## Dataset section
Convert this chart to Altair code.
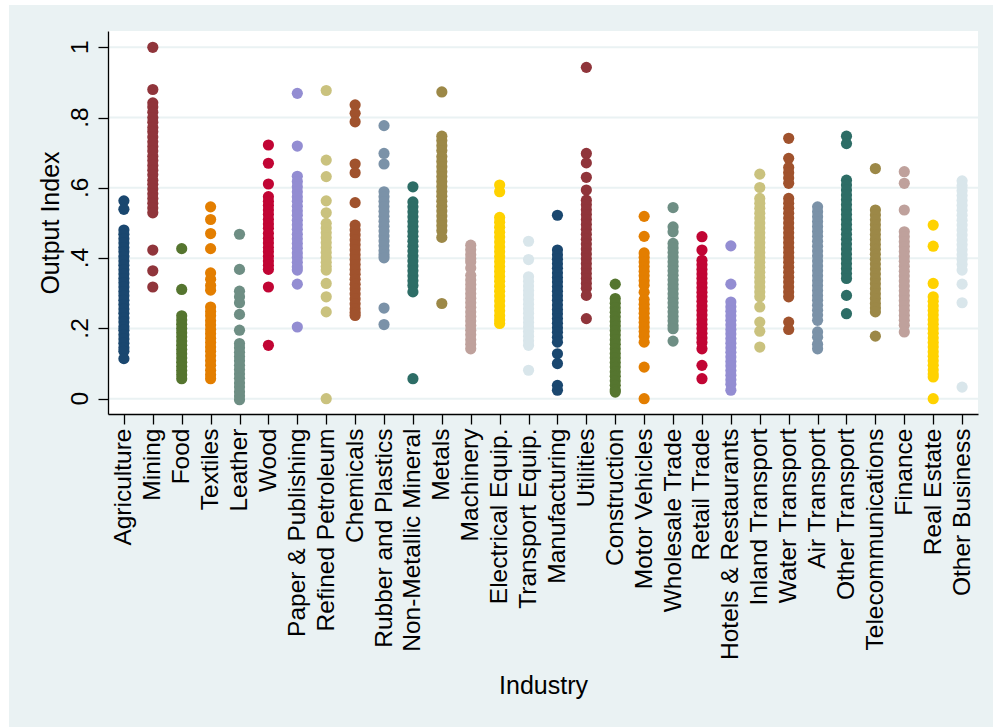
import altair as alt
import pandas as pd

# Industry order along the x axis
industries = [
    "Agriculture", "Mining", "Food", "Textiles", "Leather", "Wood",
    "Paper & Publishing", "Refined Petroleum", "Chemicals", "Rubber and Plastics",
    "Non-Metallic Mineral", "Metals", "Machinery", "Electrical Equip.",
    "Transport Equip.", "Manufacturing", "Utilities", "Construction",
    "Motor Vehicles", "Wholesale Trade", "Retail Trade", "Hotels & Restaurants",
    "Inland Transport", "Water Transport", "Air Transport", "Other Transport",
    "Telecommunications", "Finance", "Real Estate", "Other Business",
]

# Output index observations per industry
agriculture = [0.563, 0.539, 0.480, 0.468, 0.455, 0.443, 0.430, 0.418, 0.405, 0.392, 0.380,
               0.367, 0.355, 0.342, 0.330, 0.318, 0.305, 0.293, 0.280, 0.268, 0.255, 0.243,
               0.230, 0.218, 0.205, 0.195, 0.182, 0.170, 0.158, 0.145, 0.135, 0.114]
mining = [1.0, 0.880, 0.842, 0.830, 0.815, 0.800, 0.787, 0.772, 0.760, 0.745, 0.731, 0.718,
          0.705, 0.690, 0.678, 0.664, 0.650, 0.637, 0.622, 0.610, 0.597, 0.583, 0.570, 0.556,
          0.543, 0.529, 0.423, 0.364, 0.318]
food = [0.427, 0.311, 0.236, 0.224, 0.212, 0.200, 0.188, 0.176, 0.164, 0.152, 0.140, 0.128,
        0.116, 0.104, 0.092, 0.080, 0.068, 0.057]
textiles = [0.546, 0.510, 0.470, 0.427, 0.358, 0.340, 0.322, 0.309, 0.261, 0.248, 0.236,
            0.222, 0.210, 0.197, 0.185, 0.172, 0.160, 0.147, 0.135, 0.122, 0.108, 0.095,
            0.081, 0.068, 0.057]
leather = [0.468, 0.368, 0.306, 0.290, 0.273, 0.240, 0.195, 0.157, 0.145, 0.132, 0.120,
           0.108, 0.095, 0.083, 0.070, 0.058, 0.045, 0.033, 0.020, 0.008, -0.003]
wood = [0.722, 0.670, 0.611, 0.575, 0.562, 0.550, 0.537, 0.524, 0.510, 0.497, 0.485, 0.470,
        0.456, 0.443, 0.430, 0.418, 0.405, 0.392, 0.380, 0.368, 0.318, 0.152]
paper = [0.869, 0.719, 0.633, 0.618, 0.603, 0.589, 0.575, 0.562, 0.548, 0.535, 0.522, 0.508,
         0.495, 0.482, 0.468, 0.455, 0.442, 0.428, 0.415, 0.402, 0.388, 0.375, 0.366, 0.326,
         0.204]
petroleum = [0.877, 0.679, 0.632, 0.563, 0.529, 0.499, 0.486, 0.472, 0.458, 0.444, 0.430,
             0.416, 0.402, 0.388, 0.376, 0.366, 0.328, 0.290, 0.247, 0.0]
chemicals = [0.836, 0.812, 0.788, 0.668, 0.643, 0.558, 0.494, 0.480, 0.466, 0.452, 0.438,
             0.424, 0.410, 0.396, 0.382, 0.368, 0.354, 0.340, 0.326, 0.312, 0.298, 0.284,
             0.270, 0.256, 0.245, 0.237]
rubber = [0.777, 0.698, 0.668, 0.589, 0.575, 0.561, 0.547, 0.533, 0.519, 0.505, 0.491, 0.477,
          0.463, 0.449, 0.435, 0.421, 0.410, 0.401, 0.258, 0.211]
nonmetal = [0.603, 0.560, 0.546, 0.532, 0.518, 0.504, 0.490, 0.476, 0.462, 0.448, 0.434,
            0.420, 0.406, 0.392, 0.378, 0.364, 0.350, 0.336, 0.322, 0.304, 0.057]
metals = [0.873, 0.747, 0.735, 0.720, 0.706, 0.689, 0.675, 0.660, 0.646, 0.632, 0.618, 0.604,
          0.590, 0.576, 0.562, 0.548, 0.534, 0.520, 0.506, 0.492, 0.478, 0.459, 0.271]
machinery = [0.437, 0.424, 0.410, 0.398, 0.389, 0.372, 0.351, 0.338, 0.325, 0.312, 0.299,
             0.286, 0.273, 0.260, 0.247, 0.234, 0.221, 0.208, 0.195, 0.182, 0.168, 0.155,
             0.142]
electrical = [0.608, 0.589, 0.516, 0.502, 0.488, 0.474, 0.460, 0.446, 0.432, 0.418, 0.404,
              0.390, 0.376, 0.362, 0.348, 0.334, 0.320, 0.306, 0.292, 0.278, 0.264, 0.250,
              0.236, 0.224, 0.214]
transport_equip = [0.448, 0.396, 0.347, 0.334, 0.321, 0.308, 0.295, 0.282, 0.269, 0.256,
                   0.243, 0.230, 0.217, 0.204, 0.191, 0.178, 0.165, 0.152, 0.081]
manufacturing = [0.522, 0.423, 0.410, 0.397, 0.384, 0.371, 0.358, 0.345, 0.332, 0.319, 0.306,
                 0.293, 0.280, 0.267, 0.254, 0.241, 0.228, 0.215, 0.202, 0.189, 0.175, 0.161,
                 0.128, 0.100, 0.038, 0.024]
utilities = [0.943, 0.698, 0.671, 0.630, 0.594, 0.565, 0.552, 0.538, 0.524, 0.510, 0.496,
             0.482, 0.468, 0.454, 0.440, 0.426, 0.412, 0.398, 0.384, 0.370, 0.356, 0.342,
             0.328, 0.314, 0.294, 0.228]
construction = [0.326, 0.285, 0.272, 0.259, 0.246, 0.233, 0.220, 0.207, 0.194, 0.181, 0.168,
                0.155, 0.142, 0.129, 0.116, 0.103, 0.090, 0.077, 0.064, 0.051, 0.038, 0.025,
                0.019]
motor_vehicles = [0.519, 0.462, 0.415, 0.402, 0.389, 0.376, 0.363, 0.350, 0.336, 0.323, 0.303,
                  0.282, 0.269, 0.256, 0.243, 0.230, 0.217, 0.204, 0.191, 0.178, 0.161, 0.090,
                  0.0]
wholesale = [0.544, 0.489, 0.475, 0.442, 0.429, 0.416, 0.403, 0.390, 0.377, 0.364, 0.351,
             0.338, 0.325, 0.312, 0.299, 0.286, 0.273, 0.260, 0.247, 0.234, 0.221, 0.208,
             0.199, 0.164]
retail = [0.461, 0.423, 0.394, 0.381, 0.368, 0.355, 0.342, 0.329, 0.316, 0.303, 0.290, 0.277,
          0.264, 0.251, 0.238, 0.225, 0.212, 0.199, 0.186, 0.173, 0.160, 0.142, 0.095, 0.057]
hotels = [0.435, 0.326, 0.275, 0.262, 0.249, 0.236, 0.223, 0.210, 0.197, 0.184, 0.171, 0.158,
          0.145, 0.132, 0.119, 0.106, 0.093, 0.080, 0.067, 0.054, 0.041, 0.024]
inland_transport = [0.639, 0.601, 0.570, 0.556, 0.542, 0.528, 0.514, 0.500, 0.486, 0.472,
                    0.458, 0.444, 0.430, 0.416, 0.402, 0.388, 0.374, 0.360, 0.346, 0.332,
                    0.318, 0.304, 0.290, 0.261, 0.218, 0.192, 0.147]
water_transport = [0.741, 0.684, 0.658, 0.643, 0.628, 0.613, 0.570, 0.556, 0.542, 0.528,
                   0.514, 0.500, 0.486, 0.472, 0.458, 0.444, 0.430, 0.416, 0.402, 0.388,
                   0.374, 0.360, 0.346, 0.332, 0.318, 0.304, 0.290, 0.218, 0.197]
air_transport = [0.546, 0.532, 0.518, 0.504, 0.490, 0.476, 0.462, 0.448, 0.434, 0.420, 0.406,
                 0.392, 0.378, 0.364, 0.350, 0.336, 0.322, 0.308, 0.294, 0.280, 0.266, 0.252,
                 0.238, 0.223, 0.190, 0.175, 0.155, 0.142]
other_transport = [0.747, 0.726, 0.622, 0.608, 0.594, 0.580, 0.566, 0.552, 0.538, 0.524,
                   0.510, 0.496, 0.482, 0.468, 0.454, 0.440, 0.426, 0.412, 0.398, 0.384,
                   0.370, 0.356, 0.342, 0.294, 0.242]
telecom = [0.655, 0.537, 0.523, 0.509, 0.495, 0.481, 0.467, 0.453, 0.439, 0.425, 0.411, 0.397,
           0.383, 0.369, 0.355, 0.341, 0.327, 0.313, 0.299, 0.285, 0.271, 0.258, 0.247, 0.178]
finance = [0.646, 0.613, 0.537, 0.475, 0.461, 0.447, 0.433, 0.419, 0.405, 0.391, 0.377,
           0.363, 0.349, 0.335, 0.321, 0.307, 0.293, 0.279, 0.265, 0.251, 0.237, 0.223,
           0.209, 0.190]
real_estate = [0.494, 0.434, 0.328, 0.290, 0.277, 0.264, 0.251, 0.238, 0.225, 0.212, 0.199,
               0.186, 0.173, 0.160, 0.147, 0.134, 0.121, 0.108, 0.095, 0.082, 0.070, 0.062,
               0.0]
other_business = [0.620, 0.606, 0.592, 0.578, 0.564, 0.550, 0.536, 0.522, 0.508, 0.494,
                  0.480, 0.466, 0.452, 0.438, 0.424, 0.410, 0.396, 0.382, 0.366, 0.326,
                  0.273, 0.033]

series = [
    agriculture, mining, food, textiles, leather, wood, paper, petroleum, chemicals,
    rubber, nonmetal, metals, machinery, electrical, transport_equip, manufacturing,
    utilities, construction, motor_vehicles, wholesale, retail, hotels, inland_transport,
    water_transport, air_transport, other_transport, telecom, finance, real_estate,
    other_business,
]

# Stata s2color marker palette, cycled across the 30 industries
palette = ["#1a476f", "#90353b", "#55752f", "#e37e00", "#6e8e84", "#c10534", "#938dd2",
           "#cac27e", "#a0522d", "#7b92a8", "#2d6d66", "#9c8847", "#bfa19c", "#ffd200",
           "#d9e6eb"]
colors = [palette[i % len(palette)] for i in range(len(industries))]

# y ticks and their Stata-style labels
y_ticks = [0, 0.2, 0.4, 0.6, 0.8, 1.0]
y_tick_labels = ["0", ".2", ".4", ".6", ".8", "1"]

rows = [{"industry": name, "output": v} for name, vals in zip(industries, series) for v in vals]
df = pd.DataFrame(rows)
ticks_df = pd.DataFrame({"output": y_ticks, "label": y_tick_labels})

W, H = 870, 383
FONT = "Liberation Sans"
REGION = "#EAF2F3"

y_scale = alt.Scale(domain=[-0.0435, 1.0464], nice=False, zero=False)
x_scale = alt.Scale(type="point", padding=0.55)

y_axis = alt.Axis(
    title="Output Index",
    values=y_ticks,
    labels=False,
    tickSize=10,
    grid=False,
    titleX=-50,
    titleBaseline="alphabetic",
    zindex=1,
)

x_axis = alt.Axis(
    title="Industry",
    labelAngle=270,
    labelAlign="right",
    labelBaseline="middle",
    labelPadding=4,
    labelLimit=0,
    labelOverlap=False,
    tickSize=10,
    titleY=279,
    titleBaseline="alphabetic",
    zindex=1,
)

# Graph region (light) and plot region (white)
graph_region = alt.Chart(pd.DataFrame({"k": [0]})).mark_rect(color=REGION).encode(
    x=alt.value(-99), x2=alt.value(890), y=alt.value(-26), y2=alt.value(700)
)
plot_region = alt.Chart(pd.DataFrame({"k": [0]})).mark_rect(color="white").encode(
    x=alt.value(0), x2=alt.value(W), y=alt.value(0), y2=alt.value(H)
)

grid = alt.Chart(ticks_df).mark_rule(color=REGION, strokeWidth=2).encode(
    y=alt.Y("output:Q", scale=y_scale, axis=y_axis),
    x=alt.value(0),
    x2=alt.value(W),
)

# Vertical tick labels left of the y axis
y_labels = alt.Chart(ticks_df).mark_text(
    angle=270, align="center", baseline="alphabetic", font=FONT, fontSize=24.5, color="#000000"
).encode(
    y=alt.Y("output:Q", scale=y_scale, axis=y_axis),
    x=alt.value(-20),
    text="label:N",
)

points = alt.Chart(df).mark_circle(size=125, opacity=1).encode(
    x=alt.X("industry:N", sort=industries, scale=x_scale, axis=x_axis),
    y=alt.Y("output:Q", scale=y_scale, axis=y_axis),
    color=alt.Color("industry:N", scale=alt.Scale(domain=industries, range=colors), legend=None),
)

chart = alt.layer(graph_region, plot_region, grid, y_labels, points).properties(
    width=W,
    height=H,
    autosize=alt.AutoSizeParams(type="none"),
    padding={"left": 108, "top": 31, "right": 15, "bottom": 313},
    background="white",
).configure_view(
    stroke=None,
).configure_axis(
    labelFont=FONT,
    titleFont=FONT,
    labelFontSize=24.5,
    titleFontSize=25,
    titleFontWeight="normal",
    labelColor="#000000",
    titleColor="#000000",
    domainColor="#000000",
    tickColor="#000000",
    domainWidth=1.3,
    tickWidth=1.3,
    grid=False,
)

chart.save("out.html", embed_options={"renderer": "svg", "actions": False})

## Instruction
Leave out the pictures and restate, word for word, the lines from the top of the data through the line containing "import pandas as pd", both included.

## Response to the exercise
Convert this chart to Altair code.
import altair as alt
import pandas as pd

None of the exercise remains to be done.